Hace unos días, mi hija de tres años recién estrenados se enojó porque le recordé que su abuelita es mi mamá.

La cosa fue así: le dije a Gaby que tenía que llevar algo a mi mamá. Y me preguntó “¿quién es tu mamá?”. Le respondí que Tita, ese es el nombre que ella le ha puesto a su abuela. “¡Nooo!”, me dijo con toda la certeza de sus tres años: “¡es mííí Tita!, no tuya”. Noten que la ‘i’ de ‘mí’ la resaltó bastante.

Traté de no reírme y no quise discutir con ella. Al fin y al cabo yo soy la adulta. ¿No?

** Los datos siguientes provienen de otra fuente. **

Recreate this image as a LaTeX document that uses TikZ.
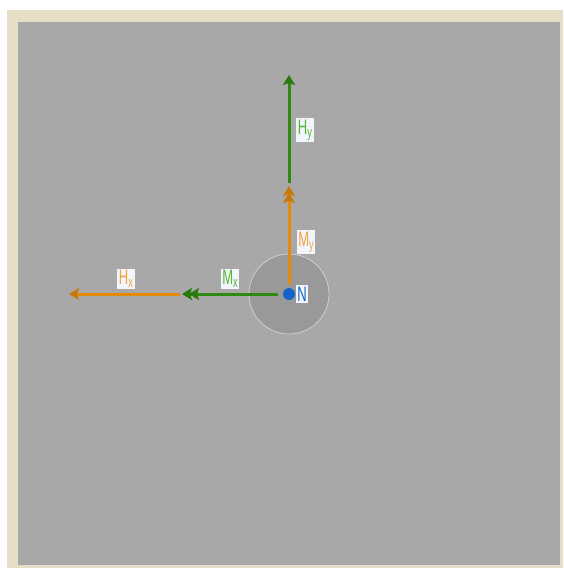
\documentclass[tikz,border=0pt]{standalone}
\usepackage{fontspec}
\setmainfont{Liberation Sans}
\newfontfamily\tagfont[FakeStretch=0.62]{Liberation Sans}
\usepackage{xcolor}
\usetikzlibrary{arrows.meta,positioning}

\definecolor{frameBeige}{HTML}{E6DEC6}
\definecolor{paneGray}{HTML}{A8A8A8}
\definecolor{discGray}{HTML}{999999}
\definecolor{discEdge}{HTML}{CFCFCF}
\definecolor{forceOrange}{HTML}{E38A0C}
\definecolor{forceGreen}{HTML}{2E8A10}
\definecolor{txtOrange}{HTML}{F2A33A}
\definecolor{txtGreen}{HTML}{52BA2E}
\definecolor{nodeBlue}{HTML}{1565C8}
\definecolor{tagWhite}{HTML}{F2F5FC}

\newcommand{\lowsub}[1]{\raisebox{-3pt}{\fontsize{15}{15}\selectfont #1}}

\begin{document}
\begin{tikzpicture}[x=1pt, y=-1pt,
    force/.style={line width=3pt, draw=#1, -{Stealth[length=10pt, width=12pt, inset=2pt, color=#1!88!black]}},
    moment/.style={line width=3pt, draw=#1, -{Stealth[length=10pt, width=12pt, inset=2pt, color=#1!88!black, sep=-3pt] Stealth[length=10pt, width=12pt, inset=2pt, color=#1!88!black]}},
    tag/.style={fill=tagWhite, inner sep=1.5pt, font=\tagfont\fontsize{21}{21}\selectfont}]
    % frame and panel
    \useasboundingbox (0,0) rectangle (563,568);
    \fill[frameBeige] (7,10) rectangle (563,568);
    \fill[paneGray] (18,22) rectangle (560,565);
    % node disc
    \draw[fill=discGray, draw=discEdge, line width=0.8pt] (289,294) circle (40);
    \fill[nodeBlue] (289,294) circle (6) coordinate (n);
    \node[tag, text=nodeBlue] (nlbl) at (302,294) {N};
    % moments at the node
    \coordinate (mxs) at (278,294);
    \coordinate (mxe) at (182,294);
    \coordinate (mys) at (289,284);
    \coordinate (mye) at (289,186);
    \draw[moment=forceGreen] (mxs) -- (mxe);
    \draw[moment=forceOrange] (mys) -- (mye);
    \node[tag, text=txtGreen] (mxlbl) at (230,279) {M\lowsub{x}};
    \node[tag, text=txtOrange] (mylbl) at (306,242) {M\lowsub{y}};
    % forces
    \coordinate (hxs) at (180,294);
    \coordinate (hxe) at (69,294);
    \coordinate (hys) at (289,183);
    \coordinate (hye) at (289,75);
    \draw[force=forceOrange] (hxs) -- (hxe);
    \draw[force=forceGreen] (hys) -- (hye);
    \node[tag, text=txtOrange] (hxlbl) at (126,279) {H\lowsub{x}};
    \node[tag, text=txtGreen] (hylbl) at (305,130) {H\lowsub{y}};
\end{tikzpicture}
\end{document}
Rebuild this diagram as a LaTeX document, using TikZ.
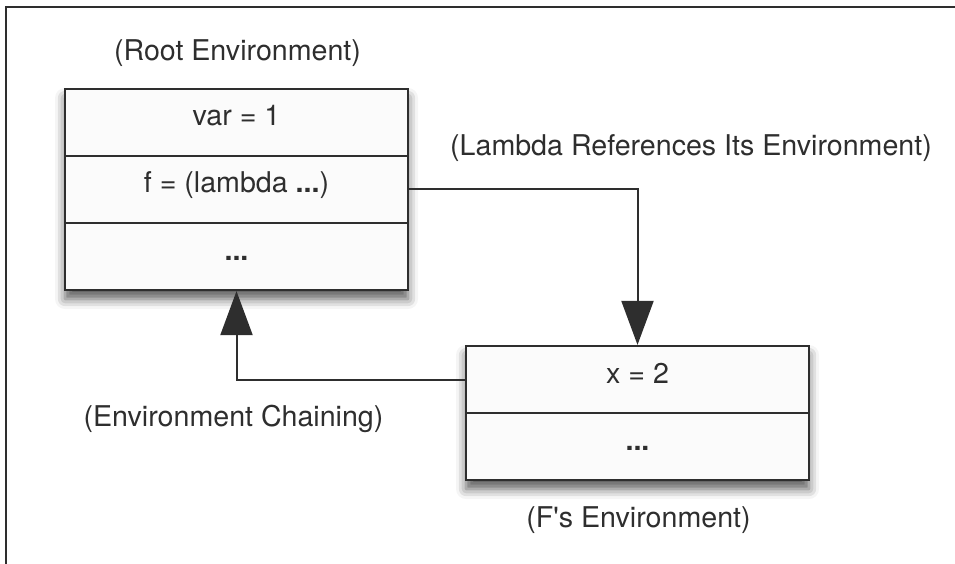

Los hijos son nuestros maestros de la paciencia. No crean que voy a insertar aquí una musiquita tipo  comercial de pañales para ser más cursi. Pero es cierto: los niños nos sacan de la rutina con sus ocurrencias y demandas.

Leí hace poco un estudio que encontró que el cerebro femenino se altera después del embarazo. Por supuesto, me pareció un estudio bien raro, pero según el documento la materia gris de la mujer no es la misma. Algo cambia para que seamos más cuidadoras. Eso entendí.

Habría que revisar también el cerebro de las abuelas, porque cambia muchísimo al tener nietos.

Hasta una mujer que fue sargento o luchadora libre se vuelve un caramelo cuando se trata de los nietos. Mamá ha sido siempre la roca de mi vida. O sea, todas las cosas pueden volar por los aires, pero ella allí, incólume. Adonde ella puedo tocar machín y estoy a salvo.

El mejor regalo de mi mamá es que me permitió ser. Me gustaba la música en inglés, como ella dice, y allí va que me regaló el disco de Madonna cuando yo tenía 13 años. Me gustaba leer y ella me compraba todos los libros de la lista escolar a principio de verano. Me encantaban los pasquines y fielmente iba a El Machetazo los martes a buscar mi ejemplar de Fuego o Memín.

Bella mi mamá. Pero ya no es mía nada más, ahora es abuelita. No lo resiento. Aunque a veces lo parece.

Es más, comprendí mi papel: Ella consiente y yo hago lo demás. Ella hizo su parte conmigo y mi hermano.  Así me lo recordó Gaby en estos días. “Tita no me habla así”, “Tita no me regaña”.